Selon les sources locales, interviewées par Magazine, le gouvernement irakien a également cessé de verser les salaires des fonctionnaires, ce qui contraint une grande partie des habitants à vivre avec moins de trois dollars par jour. Les taxes imposées par l’EI ne font qu’appauvrir la population tiraillée de toutes parts.
La carte tribale
Malgré ces conditions de vie déplorables, la majorité de la population continuerait à soutenir l’EI. «Les gens pensent que, dans le cas d’une offensive, les milices chiites sèmeraient la mort sur leur passage, ils préfèrent donc rester sous le contrôle d’une organisation qui, bien que terroriste, reste avant tout sunnite», ajoute l’activiste.
L’EI a également exploité les rivalités tribales et sociales afin de maintenir son pouvoir sur la ville. Au lieu de s’appuyer sur les familles modernes de Mossoul, il a promu des leaders jouissant d’une large assise au sein de leurs tribus. Il a également favorisé les habitants des campagnes installés à Mossoul, aux dépens des citadins.
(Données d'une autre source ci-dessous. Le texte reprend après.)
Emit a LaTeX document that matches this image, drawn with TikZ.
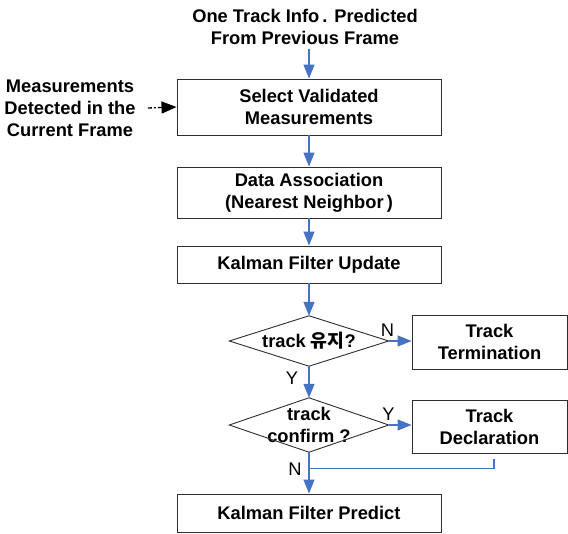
\documentclass[tikz,border=0pt]{standalone}
\usepackage{fontspec}
\setmainfont{Liberation Sans}
\newfontfamily\krfont{Noto Sans CJK KR}
\usetikzlibrary{arrows.meta,calc}
\definecolor{flowblue}{RGB}{68,114,196}
\definecolor{boxline}{RGB}{45,45,45}

\begin{document}
\begin{tikzpicture}[x=1pt,y=-1pt,
  txt/.style={font=\fontsize{18.3}{22}\selectfont\bfseries, align=center, inner sep=0pt},
  procbox/.style={txt, draw=boxline, line width=0.9pt, fill=white},
  lbl/.style={font=\fontsize{18.3}{22}\selectfont, inner sep=0pt},
  flow/.style={draw=flowblue, line width=1.3pt, -{Triangle[length=14pt,width=11pt]}},
  joinline/.style={draw=flowblue, line width=1.3pt},
  measarrow/.style={draw=black, line width=1.3pt, dash pattern=on 4pt off 2pt on 2pt off 2pt,
    -{Triangle[length=15pt,width=12pt]}},
  decision/.style={txt, minimum width=159pt},
]
\useasboundingbox (0,0) rectangle (568,534);

% inputs
\node[txt] (src) at (305,27) {One Track Info\,. Predicted\\From Previous Frame};
\node[txt] (meas) at (70,108) {Measurements\\Detected in the\\Current Frame};

% main processing chain
\node[procbox, minimum width=264pt, minimum height=56pt] (sel) at (309,107) {Select Validated\\Measurements};
\node[procbox, minimum width=264pt, minimum height=51pt] (da) at (309,192.5) {Data Association\\(Nearest Neighbor\,)};
\node[procbox, minimum width=264pt, minimum height=37pt] (kfu) at (309,264.5) {Kalman Filter Update};

% decisions (diamond outlines drawn from the node anchors)
\node[decision, minimum height=50pt] (keep) at (309,341) {track {\krfont\bfseries 유지}?};
\node[decision, minimum height=54pt] (conf) at (309,425) {track\\confirm ?};
\foreach \d in {keep,conf}
  \draw[boxline, line width=0.9pt] (\d.west) -- (\d.north) -- (\d.east) -- (\d.south) -- cycle;

\node[procbox, minimum width=155pt, minimum height=54pt] (term) at (489.5,342) {Track\\Termination};
\node[procbox, minimum width=155pt, minimum height=53pt] (decl) at (489.5,426.5) {Track\\Declaration};
\node[procbox, minimum width=264pt, minimum height=38pt] (kfp) at (309,513) {Kalman Filter Predict};

% branch labels
\node[lbl] (kn) at (387.5,330) {N};
\node[lbl] (ky) at (292,378) {Y};
\node[lbl] (cy) at (388.5,414) {Y};
\node[lbl] (cn) at (295,469) {N};

% connectors
\draw[flow] ($(sel.north |- src.south)+(0,4)$) -- (sel.north);
\draw[measarrow] ([xshift=12pt]meas.east) -- (sel.west);
\draw[flow] (sel.south) -- (da.north);
\draw[flow] (da.south) -- (kfu.north);
\draw[flow] (kfu.south) -- (keep.north);
\draw[flow] (keep.east) -- (keep.east -| term.west);
\draw[flow] (keep.south) -- (conf.north);
\draw[flow] (conf.east) -- (conf.east -| decl.west);
\draw[flow] (conf.south) -- (kfp.north);
\coordinate (merge) at ($(conf.south)+(0,16)$);
\draw[joinline] ([xshift=4.5pt,yshift=-6pt]decl.south) |- (merge);
\end{tikzpicture}
\end{document}
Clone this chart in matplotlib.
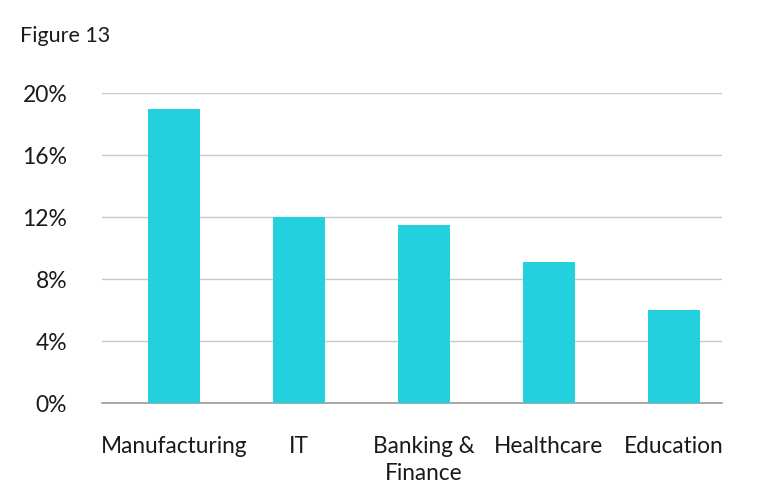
import numpy as np
import matplotlib
matplotlib.use("Agg")
import matplotlib.pyplot as plt

# data
categories = ["Manufacturing", "IT", "Banking &\nFinance", "Healthcare", "Education"]
values = [19.0, 12.0, 11.5, 9.1, 6.0]
yticks = [0, 4, 8, 12, 16, 20]
ytick_labels = ["0%", "4%", "8%", "12%", "16%", "20%"]

plt.rcParams['font.family'] = ['Lato', 'DejaVu Sans']

fig = plt.figure(figsize=(7.6, 5.0), dpi=100)
ax = fig.add_axes([0.1342, 0.194, 0.8158, 0.62])

x = np.arange(len(categories))
ax.bar(x, values, width=0.416, color="#22d0de", zorder=3)

ax.set_xlim(-0.576, 4.384)
ax.set_ylim(0, 20)
ax.set_yticks(yticks)
ax.set_yticklabels(ytick_labels, fontsize=16.5, color="#1a1a1a")
ax.set_xticks(x)
ax.set_xticklabels(categories, fontsize=16.3, color="#1a1a1a", linespacing=1.35)
ax.tick_params(axis="y", length=0, pad=25)
ax.tick_params(axis="x", length=0, pad=24)

ax.grid(axis="y", color="#c8c8c8", linewidth=1, zorder=0)
for s in ["top", "right", "left"]:
    ax.spines[s].set_visible(False)
ax.spines["bottom"].set_color("#9a9a9a")
ax.spines["bottom"].set_linewidth(1.2)

fig.text(20 / 760, 1 - 36 / 500, "Figure 13", fontsize=15.5, color="#1a1a1a",
         va="center", ha="left")

fig.savefig("out.png", dpi=100)
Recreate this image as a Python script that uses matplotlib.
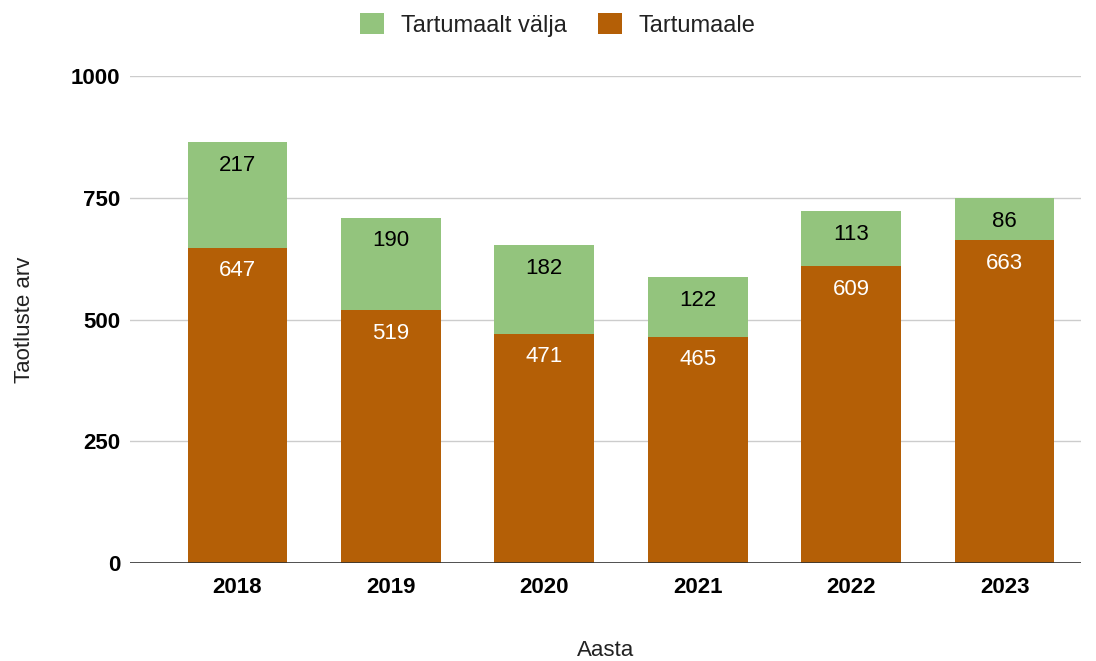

C’est ainsi qu’il a acheté la loyauté des gens de Tall Afar.
«La grande question qui se pose actuellement est dans quelle mesure la classe politique sunnite peut-elle retrouver une certaine crédibilité et fournir une alternative à l’EI pour la communauté sunnite», conclut Nujaifi.
Mona Alami
Rivalité avec Tall Afar
Les habitants de Tall Afar, des Turkmènes, ont été parmi les premiers à rejoindre l’ancêtre de l’EI, al-Qaïda en Irak. Ce phénomène explique les postes importants qu’ils occupent aujourd’hui au sein de l’EI. Grâce à leurs activités au sein de l’organisation, ils se sont enrichis aux dépens des citadins et ont pu se porter acquéreurs de nombreuses propriétés dans la ville de Mossoul.